Temporary or permanent closures of beds, units or entire hospital departments have become commonplace as a last-ditch effort to deploy existing staff to areas of higher need. In some cases, closures are required as there is no staff to run the unit or hospital. These closures leave the surrounding community at risk, especially in rural areas where access to care is already limited, and the further loss of facilities like dialysis centers and emergency departments could result in unnecessary deaths.

As of January 5, Holy Cross Health in Fort Lauderdale, Florida, closed down its labor and delivery unit as they were unable to keep it adequately staffed. The hospital’s NICU and postpartum unit will remain open for now. Three Aurora Health urgent care facilities in Milwaukee, Wisconsin, were closed last week until at least the end of January in order to deploy staff to other Aurora Health facilities with staffing shortages. Pulaski Memorial Hospital in Indiana, announced it will close its OB/Maternity department next week due to staffing shortages.

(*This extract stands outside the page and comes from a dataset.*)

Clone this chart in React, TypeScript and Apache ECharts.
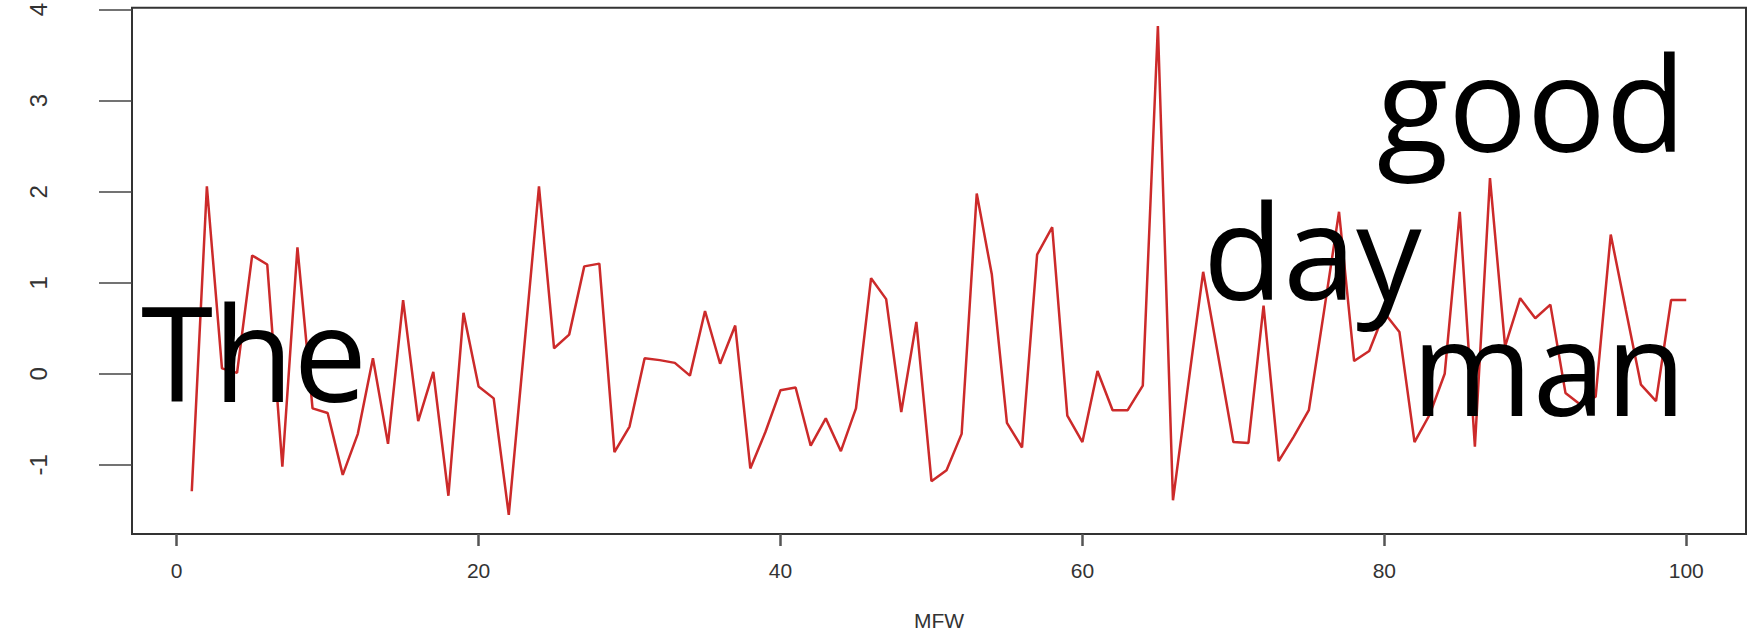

In addition to formal closures, hospitals across the country are forced to close beds on a daily basis depending on staffing levels, greatly increasing wait times in emergency departments or turning patients away altogether.

COVID-19 has also drastically increased the rate of rural hospital closures. A new survey of rural hospitals from the Chartis Group, which provided its preliminary results to Vox, revealed how deep the problem runs. The survey showed that 99 percent of rural hospitals surveyed said they were experiencing a staffing shortage; 96 percent of them said they were having the most difficulty finding nurses. Rural hospitals were already operating on razor-thin margins, with record numbers of hospitals closing in 2020 and now an additional 216 rural hospitals at high risk of closure as of September 2021.

The concept that Omicron is “mild,” repeated ad nauseam by the White House and corporate media, is being used to justify the mass infection of the population. The mass infections and deaths produced by the herd immunity offensive of the ruling class must be opposed from every angle with a strategy guided not by what is good for business and the economy, but what is necessary to save lives. Health care workers must fight for a rational, scientifically based approach to the elimination of COVID-19.

To save the lives of their patients, their coworkers and the wider public, health care workers must take matters into their own hands. No number of travel nurses, closed beds or lackluster hospital policy changes will stop the spread of COVID-19 or the breakdown of the entire health care system. The problem must be attacked at the root. Workers at every hospital must establish independent rank-and-file committees—such as the one built at Kaiser Permanente—and link up with our sister committees in other industries across the globe.